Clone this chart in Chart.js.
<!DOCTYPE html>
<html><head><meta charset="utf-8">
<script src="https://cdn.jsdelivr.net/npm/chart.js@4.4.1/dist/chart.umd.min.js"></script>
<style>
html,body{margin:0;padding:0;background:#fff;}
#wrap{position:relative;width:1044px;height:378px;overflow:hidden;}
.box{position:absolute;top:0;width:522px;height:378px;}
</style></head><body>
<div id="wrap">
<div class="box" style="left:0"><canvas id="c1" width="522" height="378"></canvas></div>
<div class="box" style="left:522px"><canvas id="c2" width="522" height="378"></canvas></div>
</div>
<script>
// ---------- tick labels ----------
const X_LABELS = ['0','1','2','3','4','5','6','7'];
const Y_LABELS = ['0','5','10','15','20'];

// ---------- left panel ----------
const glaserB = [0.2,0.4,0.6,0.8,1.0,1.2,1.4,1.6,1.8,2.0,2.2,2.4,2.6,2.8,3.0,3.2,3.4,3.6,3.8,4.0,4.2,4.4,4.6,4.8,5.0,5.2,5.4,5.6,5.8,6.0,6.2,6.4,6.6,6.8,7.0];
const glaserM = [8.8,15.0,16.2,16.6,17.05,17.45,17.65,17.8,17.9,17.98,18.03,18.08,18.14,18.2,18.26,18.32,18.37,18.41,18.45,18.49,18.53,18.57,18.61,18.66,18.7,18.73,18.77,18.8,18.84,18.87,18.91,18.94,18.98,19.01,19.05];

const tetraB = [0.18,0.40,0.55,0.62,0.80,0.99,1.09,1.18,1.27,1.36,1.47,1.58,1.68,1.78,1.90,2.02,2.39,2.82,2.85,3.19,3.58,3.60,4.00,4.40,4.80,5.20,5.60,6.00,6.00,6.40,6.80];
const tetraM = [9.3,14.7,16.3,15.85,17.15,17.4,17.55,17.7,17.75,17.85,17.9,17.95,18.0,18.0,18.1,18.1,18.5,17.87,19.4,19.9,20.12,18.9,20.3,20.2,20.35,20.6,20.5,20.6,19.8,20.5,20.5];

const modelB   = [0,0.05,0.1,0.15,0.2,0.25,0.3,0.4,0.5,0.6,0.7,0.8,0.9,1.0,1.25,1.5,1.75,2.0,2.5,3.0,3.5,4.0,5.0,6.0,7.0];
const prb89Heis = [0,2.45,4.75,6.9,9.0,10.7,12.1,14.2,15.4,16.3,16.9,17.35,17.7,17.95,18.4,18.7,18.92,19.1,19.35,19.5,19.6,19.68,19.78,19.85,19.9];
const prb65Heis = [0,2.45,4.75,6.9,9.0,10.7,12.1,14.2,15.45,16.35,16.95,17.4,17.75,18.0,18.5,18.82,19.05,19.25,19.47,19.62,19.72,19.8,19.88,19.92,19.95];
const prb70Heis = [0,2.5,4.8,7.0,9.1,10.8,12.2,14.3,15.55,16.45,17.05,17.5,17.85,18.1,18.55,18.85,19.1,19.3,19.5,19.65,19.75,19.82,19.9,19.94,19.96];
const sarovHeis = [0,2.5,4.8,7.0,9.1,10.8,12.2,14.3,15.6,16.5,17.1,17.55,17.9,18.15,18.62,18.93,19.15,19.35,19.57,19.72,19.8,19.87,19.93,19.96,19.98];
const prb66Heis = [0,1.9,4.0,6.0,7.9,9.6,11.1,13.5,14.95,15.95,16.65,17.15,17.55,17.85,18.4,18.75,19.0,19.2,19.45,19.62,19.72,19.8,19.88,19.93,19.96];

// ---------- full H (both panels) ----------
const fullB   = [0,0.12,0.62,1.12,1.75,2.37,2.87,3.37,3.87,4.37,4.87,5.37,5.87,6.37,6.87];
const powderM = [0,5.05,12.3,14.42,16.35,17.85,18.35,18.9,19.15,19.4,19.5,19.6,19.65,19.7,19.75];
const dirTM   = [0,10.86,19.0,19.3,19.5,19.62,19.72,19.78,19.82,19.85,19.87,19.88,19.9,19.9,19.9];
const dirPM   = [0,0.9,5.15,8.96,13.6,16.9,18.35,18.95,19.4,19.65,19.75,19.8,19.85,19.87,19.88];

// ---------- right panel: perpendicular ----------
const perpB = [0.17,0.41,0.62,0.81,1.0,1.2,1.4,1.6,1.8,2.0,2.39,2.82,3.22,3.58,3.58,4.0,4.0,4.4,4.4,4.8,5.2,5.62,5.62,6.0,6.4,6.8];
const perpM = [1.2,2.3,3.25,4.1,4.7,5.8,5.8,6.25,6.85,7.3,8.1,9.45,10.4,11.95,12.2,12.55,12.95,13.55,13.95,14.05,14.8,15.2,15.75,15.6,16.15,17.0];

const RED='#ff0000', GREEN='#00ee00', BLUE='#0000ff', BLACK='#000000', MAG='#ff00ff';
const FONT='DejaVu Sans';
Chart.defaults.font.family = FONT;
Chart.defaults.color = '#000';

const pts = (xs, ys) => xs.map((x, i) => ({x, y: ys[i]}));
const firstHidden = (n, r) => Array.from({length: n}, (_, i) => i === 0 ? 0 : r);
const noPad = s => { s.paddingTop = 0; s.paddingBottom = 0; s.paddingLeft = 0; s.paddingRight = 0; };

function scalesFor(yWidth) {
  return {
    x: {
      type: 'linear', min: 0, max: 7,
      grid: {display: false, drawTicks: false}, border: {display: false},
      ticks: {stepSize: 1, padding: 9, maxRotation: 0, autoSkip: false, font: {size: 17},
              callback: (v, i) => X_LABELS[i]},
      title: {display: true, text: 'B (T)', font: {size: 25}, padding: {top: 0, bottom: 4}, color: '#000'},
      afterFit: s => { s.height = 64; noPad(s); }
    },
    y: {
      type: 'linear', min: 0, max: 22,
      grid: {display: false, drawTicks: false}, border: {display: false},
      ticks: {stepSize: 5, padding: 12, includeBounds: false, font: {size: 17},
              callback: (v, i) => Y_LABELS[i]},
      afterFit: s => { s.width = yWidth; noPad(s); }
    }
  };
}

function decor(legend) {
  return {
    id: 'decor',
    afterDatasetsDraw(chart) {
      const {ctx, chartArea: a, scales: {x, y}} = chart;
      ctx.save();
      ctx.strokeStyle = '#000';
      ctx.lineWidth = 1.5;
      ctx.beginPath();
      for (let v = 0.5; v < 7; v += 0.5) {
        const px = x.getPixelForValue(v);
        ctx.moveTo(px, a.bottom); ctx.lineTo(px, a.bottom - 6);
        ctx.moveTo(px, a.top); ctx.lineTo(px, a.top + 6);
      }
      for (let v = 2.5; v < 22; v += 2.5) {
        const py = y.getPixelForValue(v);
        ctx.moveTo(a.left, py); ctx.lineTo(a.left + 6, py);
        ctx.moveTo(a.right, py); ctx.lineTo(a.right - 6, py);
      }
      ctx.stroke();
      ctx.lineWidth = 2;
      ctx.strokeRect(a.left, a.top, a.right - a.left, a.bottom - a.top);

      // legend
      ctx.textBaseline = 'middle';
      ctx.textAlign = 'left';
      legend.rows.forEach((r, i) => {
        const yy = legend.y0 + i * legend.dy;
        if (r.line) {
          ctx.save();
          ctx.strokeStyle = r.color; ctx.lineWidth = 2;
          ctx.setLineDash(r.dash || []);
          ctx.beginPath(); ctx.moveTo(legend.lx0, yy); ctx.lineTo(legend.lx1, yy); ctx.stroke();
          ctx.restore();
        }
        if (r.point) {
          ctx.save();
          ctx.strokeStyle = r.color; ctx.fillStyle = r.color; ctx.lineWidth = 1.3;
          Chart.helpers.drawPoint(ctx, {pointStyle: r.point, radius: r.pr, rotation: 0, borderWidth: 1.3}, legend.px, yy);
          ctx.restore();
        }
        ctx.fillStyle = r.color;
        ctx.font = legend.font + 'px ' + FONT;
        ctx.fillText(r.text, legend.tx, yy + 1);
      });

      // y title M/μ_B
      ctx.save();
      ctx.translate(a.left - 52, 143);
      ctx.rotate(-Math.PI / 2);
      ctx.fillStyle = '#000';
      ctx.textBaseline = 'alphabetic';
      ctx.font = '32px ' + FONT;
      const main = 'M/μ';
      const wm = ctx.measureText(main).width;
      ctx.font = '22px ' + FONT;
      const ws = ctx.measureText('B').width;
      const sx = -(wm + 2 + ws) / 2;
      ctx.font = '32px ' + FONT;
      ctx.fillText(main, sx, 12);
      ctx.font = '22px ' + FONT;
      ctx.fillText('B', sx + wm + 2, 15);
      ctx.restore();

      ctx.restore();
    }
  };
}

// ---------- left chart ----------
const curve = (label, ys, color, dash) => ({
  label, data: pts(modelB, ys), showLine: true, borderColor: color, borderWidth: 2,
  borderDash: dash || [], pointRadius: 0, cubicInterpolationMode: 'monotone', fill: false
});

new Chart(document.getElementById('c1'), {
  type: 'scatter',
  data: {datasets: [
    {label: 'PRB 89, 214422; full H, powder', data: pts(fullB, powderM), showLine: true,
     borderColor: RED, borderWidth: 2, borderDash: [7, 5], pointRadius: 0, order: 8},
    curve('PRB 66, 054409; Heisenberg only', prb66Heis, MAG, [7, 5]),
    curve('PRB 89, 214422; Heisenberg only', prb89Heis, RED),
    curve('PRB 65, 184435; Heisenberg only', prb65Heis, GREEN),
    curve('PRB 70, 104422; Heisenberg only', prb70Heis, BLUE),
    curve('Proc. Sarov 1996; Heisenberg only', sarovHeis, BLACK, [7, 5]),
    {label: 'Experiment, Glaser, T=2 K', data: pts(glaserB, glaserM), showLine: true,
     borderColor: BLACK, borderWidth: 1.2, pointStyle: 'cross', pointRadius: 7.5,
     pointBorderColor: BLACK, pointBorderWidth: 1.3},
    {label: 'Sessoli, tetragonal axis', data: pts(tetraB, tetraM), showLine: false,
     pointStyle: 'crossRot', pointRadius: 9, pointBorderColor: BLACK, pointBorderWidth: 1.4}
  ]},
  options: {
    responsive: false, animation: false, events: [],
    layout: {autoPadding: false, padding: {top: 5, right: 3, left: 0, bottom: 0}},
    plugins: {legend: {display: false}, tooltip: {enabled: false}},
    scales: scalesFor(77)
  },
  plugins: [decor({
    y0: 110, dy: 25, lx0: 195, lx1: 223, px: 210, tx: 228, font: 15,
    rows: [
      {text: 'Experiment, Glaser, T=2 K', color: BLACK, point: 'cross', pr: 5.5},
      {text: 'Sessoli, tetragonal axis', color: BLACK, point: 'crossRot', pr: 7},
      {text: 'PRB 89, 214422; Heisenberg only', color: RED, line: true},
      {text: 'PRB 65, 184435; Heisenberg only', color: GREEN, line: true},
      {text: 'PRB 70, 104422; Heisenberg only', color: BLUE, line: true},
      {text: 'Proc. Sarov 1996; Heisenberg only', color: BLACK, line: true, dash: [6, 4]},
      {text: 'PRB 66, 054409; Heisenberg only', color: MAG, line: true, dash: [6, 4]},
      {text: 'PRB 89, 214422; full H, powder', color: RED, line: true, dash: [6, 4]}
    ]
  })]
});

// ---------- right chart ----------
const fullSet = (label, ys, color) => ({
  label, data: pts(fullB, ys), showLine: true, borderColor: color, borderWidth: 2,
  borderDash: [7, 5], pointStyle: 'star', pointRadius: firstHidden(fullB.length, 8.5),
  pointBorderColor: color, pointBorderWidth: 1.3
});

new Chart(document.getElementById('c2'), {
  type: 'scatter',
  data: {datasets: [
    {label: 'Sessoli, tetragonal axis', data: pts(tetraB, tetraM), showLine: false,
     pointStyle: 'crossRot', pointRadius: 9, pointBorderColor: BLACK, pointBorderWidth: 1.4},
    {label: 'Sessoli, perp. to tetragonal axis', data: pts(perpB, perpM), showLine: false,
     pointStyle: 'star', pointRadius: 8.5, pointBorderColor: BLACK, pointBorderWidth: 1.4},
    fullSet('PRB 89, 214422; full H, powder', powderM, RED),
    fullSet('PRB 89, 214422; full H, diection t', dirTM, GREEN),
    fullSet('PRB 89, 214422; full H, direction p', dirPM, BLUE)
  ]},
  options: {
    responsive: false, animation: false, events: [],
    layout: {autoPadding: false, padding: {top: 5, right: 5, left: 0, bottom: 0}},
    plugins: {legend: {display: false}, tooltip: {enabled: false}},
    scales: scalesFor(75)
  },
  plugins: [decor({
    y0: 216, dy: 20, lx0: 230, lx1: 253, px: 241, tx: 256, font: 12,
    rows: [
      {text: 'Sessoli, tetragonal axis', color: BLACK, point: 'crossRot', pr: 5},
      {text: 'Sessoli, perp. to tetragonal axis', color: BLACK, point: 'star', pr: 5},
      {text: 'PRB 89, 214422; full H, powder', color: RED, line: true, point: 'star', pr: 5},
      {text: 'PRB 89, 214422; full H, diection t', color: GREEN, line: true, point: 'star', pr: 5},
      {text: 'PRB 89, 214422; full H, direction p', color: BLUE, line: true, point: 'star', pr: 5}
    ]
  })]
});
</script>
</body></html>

********

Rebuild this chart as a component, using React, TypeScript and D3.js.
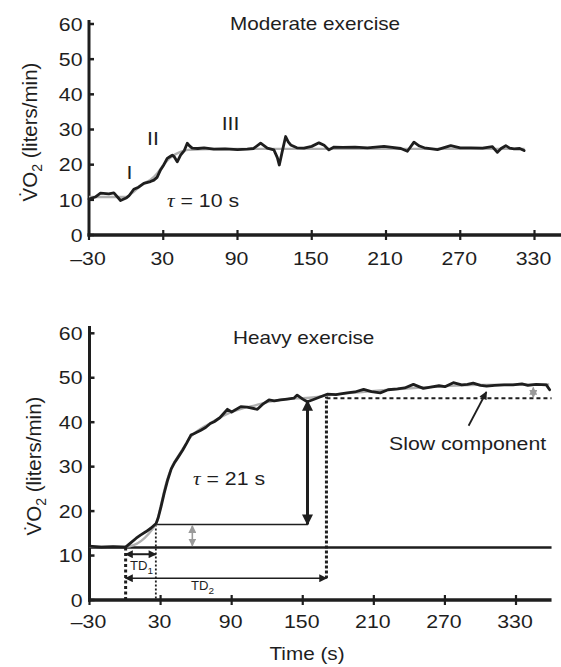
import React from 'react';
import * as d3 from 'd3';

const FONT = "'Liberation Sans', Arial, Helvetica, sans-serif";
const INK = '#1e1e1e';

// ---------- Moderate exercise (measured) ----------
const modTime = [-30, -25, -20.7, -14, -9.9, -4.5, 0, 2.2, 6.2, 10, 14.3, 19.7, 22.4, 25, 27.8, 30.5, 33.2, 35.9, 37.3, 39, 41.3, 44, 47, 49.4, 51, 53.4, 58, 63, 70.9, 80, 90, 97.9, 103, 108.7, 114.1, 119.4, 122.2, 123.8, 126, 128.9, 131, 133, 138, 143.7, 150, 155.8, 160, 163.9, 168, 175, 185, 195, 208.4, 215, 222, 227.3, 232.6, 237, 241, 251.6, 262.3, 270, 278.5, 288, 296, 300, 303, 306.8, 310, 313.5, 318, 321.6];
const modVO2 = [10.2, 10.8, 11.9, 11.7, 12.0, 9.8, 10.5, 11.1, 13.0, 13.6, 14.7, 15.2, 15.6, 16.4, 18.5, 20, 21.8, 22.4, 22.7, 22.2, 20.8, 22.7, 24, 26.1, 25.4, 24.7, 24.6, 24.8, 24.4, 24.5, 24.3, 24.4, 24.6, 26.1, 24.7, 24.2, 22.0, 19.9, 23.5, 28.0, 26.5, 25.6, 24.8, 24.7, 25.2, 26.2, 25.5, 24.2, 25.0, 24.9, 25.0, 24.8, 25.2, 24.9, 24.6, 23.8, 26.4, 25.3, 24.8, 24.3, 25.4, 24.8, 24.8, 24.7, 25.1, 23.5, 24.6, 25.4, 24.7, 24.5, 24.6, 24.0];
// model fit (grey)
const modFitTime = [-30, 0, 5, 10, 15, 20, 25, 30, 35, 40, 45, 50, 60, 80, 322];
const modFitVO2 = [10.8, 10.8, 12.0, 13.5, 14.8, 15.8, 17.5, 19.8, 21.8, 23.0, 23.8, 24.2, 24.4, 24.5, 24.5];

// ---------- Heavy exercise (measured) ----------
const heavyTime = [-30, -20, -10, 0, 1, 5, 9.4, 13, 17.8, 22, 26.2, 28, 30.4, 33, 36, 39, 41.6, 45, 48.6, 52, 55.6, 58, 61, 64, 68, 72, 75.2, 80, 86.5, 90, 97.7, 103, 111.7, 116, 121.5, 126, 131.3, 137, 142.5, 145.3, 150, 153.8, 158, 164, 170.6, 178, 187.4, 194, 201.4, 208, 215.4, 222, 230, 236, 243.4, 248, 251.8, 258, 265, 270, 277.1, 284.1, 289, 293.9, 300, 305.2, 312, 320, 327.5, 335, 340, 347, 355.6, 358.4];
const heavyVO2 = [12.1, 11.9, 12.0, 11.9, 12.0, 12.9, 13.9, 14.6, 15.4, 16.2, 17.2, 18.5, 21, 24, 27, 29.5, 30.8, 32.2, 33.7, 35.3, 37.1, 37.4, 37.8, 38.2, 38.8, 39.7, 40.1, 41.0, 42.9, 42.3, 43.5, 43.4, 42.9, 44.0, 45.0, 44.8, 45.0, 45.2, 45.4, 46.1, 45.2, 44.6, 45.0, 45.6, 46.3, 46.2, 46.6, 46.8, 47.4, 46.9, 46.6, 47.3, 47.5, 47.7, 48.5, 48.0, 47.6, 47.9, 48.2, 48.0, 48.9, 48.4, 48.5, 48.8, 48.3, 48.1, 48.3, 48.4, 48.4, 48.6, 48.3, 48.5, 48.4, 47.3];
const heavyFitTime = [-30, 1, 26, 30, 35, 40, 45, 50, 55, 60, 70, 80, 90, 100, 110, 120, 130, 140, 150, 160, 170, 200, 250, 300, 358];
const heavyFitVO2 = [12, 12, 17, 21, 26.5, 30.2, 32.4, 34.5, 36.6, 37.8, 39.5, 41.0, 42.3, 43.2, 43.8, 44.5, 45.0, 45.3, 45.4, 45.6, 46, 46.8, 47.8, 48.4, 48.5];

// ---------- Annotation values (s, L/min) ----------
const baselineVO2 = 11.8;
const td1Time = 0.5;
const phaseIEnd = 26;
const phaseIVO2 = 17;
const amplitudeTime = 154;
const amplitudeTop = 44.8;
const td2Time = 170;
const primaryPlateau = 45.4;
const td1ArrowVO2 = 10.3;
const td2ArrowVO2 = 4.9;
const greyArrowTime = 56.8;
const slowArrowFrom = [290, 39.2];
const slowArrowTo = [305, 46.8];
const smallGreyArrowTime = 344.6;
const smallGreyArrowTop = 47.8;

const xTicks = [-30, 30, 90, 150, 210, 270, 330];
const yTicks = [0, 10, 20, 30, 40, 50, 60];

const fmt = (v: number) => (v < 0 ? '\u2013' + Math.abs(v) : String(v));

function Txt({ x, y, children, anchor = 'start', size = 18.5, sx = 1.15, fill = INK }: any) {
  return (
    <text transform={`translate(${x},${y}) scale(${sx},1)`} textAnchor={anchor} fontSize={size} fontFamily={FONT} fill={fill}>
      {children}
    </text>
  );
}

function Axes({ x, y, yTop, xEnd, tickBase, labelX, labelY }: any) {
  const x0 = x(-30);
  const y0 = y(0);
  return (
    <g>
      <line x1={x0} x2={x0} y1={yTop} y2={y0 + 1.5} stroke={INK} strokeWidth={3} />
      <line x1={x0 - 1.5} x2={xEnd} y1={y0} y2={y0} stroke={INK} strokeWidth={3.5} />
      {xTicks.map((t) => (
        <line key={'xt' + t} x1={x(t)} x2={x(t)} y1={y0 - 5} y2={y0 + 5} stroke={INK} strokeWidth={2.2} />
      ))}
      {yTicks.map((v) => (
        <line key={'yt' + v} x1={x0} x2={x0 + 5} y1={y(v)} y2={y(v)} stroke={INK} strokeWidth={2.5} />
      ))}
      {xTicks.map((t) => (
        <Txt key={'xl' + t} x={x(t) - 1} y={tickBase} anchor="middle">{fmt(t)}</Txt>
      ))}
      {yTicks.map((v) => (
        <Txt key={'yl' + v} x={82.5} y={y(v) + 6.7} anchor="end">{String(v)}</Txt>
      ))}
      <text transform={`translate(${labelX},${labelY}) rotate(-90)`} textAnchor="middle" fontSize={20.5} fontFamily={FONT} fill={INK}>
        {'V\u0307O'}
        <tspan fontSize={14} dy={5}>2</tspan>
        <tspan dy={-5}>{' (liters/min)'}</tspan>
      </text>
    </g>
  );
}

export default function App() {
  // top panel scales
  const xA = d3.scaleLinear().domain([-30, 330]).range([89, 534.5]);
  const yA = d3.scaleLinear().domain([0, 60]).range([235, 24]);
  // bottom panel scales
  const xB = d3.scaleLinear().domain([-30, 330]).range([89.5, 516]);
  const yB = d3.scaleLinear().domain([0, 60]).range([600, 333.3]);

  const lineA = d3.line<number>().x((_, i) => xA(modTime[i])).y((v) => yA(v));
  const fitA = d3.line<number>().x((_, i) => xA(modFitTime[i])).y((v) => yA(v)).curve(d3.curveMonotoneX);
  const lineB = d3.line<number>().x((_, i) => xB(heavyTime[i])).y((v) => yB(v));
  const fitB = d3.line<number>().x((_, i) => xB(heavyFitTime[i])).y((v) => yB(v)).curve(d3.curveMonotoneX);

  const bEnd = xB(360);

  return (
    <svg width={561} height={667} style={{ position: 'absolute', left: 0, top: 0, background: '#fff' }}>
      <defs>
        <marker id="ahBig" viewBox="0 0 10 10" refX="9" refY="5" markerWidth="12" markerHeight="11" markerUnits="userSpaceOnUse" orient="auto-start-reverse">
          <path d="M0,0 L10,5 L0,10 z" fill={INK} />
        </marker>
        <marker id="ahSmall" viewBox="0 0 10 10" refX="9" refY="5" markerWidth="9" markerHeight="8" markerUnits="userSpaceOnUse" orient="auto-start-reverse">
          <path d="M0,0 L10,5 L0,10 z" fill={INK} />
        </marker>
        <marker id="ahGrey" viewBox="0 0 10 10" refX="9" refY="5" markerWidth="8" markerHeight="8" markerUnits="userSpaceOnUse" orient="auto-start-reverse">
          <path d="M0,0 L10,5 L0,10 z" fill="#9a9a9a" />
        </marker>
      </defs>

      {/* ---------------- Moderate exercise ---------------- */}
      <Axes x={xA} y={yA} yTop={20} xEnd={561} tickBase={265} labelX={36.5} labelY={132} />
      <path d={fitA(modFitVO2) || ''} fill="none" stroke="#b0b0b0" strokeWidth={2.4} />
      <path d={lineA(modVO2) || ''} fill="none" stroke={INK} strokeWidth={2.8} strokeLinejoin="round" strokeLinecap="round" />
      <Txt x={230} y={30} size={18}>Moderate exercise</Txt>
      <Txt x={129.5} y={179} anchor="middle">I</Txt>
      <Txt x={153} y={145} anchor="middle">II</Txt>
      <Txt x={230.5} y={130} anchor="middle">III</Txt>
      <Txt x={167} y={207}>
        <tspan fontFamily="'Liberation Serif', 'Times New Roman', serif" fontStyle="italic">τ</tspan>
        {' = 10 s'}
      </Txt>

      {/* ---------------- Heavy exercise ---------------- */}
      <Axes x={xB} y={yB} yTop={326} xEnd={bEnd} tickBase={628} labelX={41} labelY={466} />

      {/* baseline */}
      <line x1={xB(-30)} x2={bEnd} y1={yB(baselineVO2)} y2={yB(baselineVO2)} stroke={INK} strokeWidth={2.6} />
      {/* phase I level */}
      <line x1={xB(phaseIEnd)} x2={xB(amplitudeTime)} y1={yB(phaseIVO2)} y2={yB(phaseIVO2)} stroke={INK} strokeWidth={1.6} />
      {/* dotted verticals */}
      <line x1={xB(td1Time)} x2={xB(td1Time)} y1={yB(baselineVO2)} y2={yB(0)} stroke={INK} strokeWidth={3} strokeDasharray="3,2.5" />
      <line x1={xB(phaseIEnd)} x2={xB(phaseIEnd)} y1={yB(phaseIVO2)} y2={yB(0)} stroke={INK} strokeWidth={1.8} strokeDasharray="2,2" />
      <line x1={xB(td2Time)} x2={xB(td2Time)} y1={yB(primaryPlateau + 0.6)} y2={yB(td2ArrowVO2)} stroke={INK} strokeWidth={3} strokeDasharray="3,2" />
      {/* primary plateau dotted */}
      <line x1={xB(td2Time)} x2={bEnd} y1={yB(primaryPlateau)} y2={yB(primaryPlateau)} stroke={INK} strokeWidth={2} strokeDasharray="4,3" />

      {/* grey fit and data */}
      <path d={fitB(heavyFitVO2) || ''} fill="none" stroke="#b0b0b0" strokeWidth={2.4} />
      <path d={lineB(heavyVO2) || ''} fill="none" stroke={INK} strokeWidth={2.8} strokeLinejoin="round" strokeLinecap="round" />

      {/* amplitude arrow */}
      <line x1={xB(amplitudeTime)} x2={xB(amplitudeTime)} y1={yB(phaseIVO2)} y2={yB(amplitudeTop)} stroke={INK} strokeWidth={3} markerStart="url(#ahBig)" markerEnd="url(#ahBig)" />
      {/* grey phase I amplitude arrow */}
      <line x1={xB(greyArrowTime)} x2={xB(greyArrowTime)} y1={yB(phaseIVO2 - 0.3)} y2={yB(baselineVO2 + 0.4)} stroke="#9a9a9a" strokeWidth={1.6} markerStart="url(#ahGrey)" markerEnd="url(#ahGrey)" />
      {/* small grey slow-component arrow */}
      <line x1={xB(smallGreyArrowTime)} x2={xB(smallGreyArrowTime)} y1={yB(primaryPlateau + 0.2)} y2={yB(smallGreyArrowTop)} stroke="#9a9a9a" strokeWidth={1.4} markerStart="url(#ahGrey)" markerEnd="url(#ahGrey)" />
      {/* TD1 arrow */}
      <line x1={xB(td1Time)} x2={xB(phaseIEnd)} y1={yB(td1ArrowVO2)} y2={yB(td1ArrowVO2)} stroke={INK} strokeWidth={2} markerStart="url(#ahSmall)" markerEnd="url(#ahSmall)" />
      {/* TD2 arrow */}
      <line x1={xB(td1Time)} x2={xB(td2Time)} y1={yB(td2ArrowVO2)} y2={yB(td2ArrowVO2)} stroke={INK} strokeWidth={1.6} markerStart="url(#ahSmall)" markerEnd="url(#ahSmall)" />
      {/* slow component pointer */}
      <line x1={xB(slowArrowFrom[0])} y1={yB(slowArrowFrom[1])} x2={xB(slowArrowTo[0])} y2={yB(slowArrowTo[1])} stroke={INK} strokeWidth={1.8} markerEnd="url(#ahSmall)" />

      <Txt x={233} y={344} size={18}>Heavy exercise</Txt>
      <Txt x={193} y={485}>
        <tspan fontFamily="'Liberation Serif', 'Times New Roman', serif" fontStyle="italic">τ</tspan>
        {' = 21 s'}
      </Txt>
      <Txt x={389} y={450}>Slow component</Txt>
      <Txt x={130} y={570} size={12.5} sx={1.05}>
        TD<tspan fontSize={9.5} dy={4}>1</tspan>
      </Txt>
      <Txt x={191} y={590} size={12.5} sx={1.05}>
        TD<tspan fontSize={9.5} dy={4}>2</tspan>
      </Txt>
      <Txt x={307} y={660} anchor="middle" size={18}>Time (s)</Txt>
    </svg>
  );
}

********

◆ Requirement:
Using the listing above, repeat word for word each line from the one with "Rebuild this chart" down to the one with "const INK = '#1e1e1e';", both included. Omit all pictures.

◆ Solution to this exercise:
Rebuild this chart as a component, using React, TypeScript and D3.js.
import React from 'react';
import * as d3 from 'd3';

const FONT = "'Liberation Sans', Arial, Helvetica, sans-serif";
const INK = '#1e1e1e';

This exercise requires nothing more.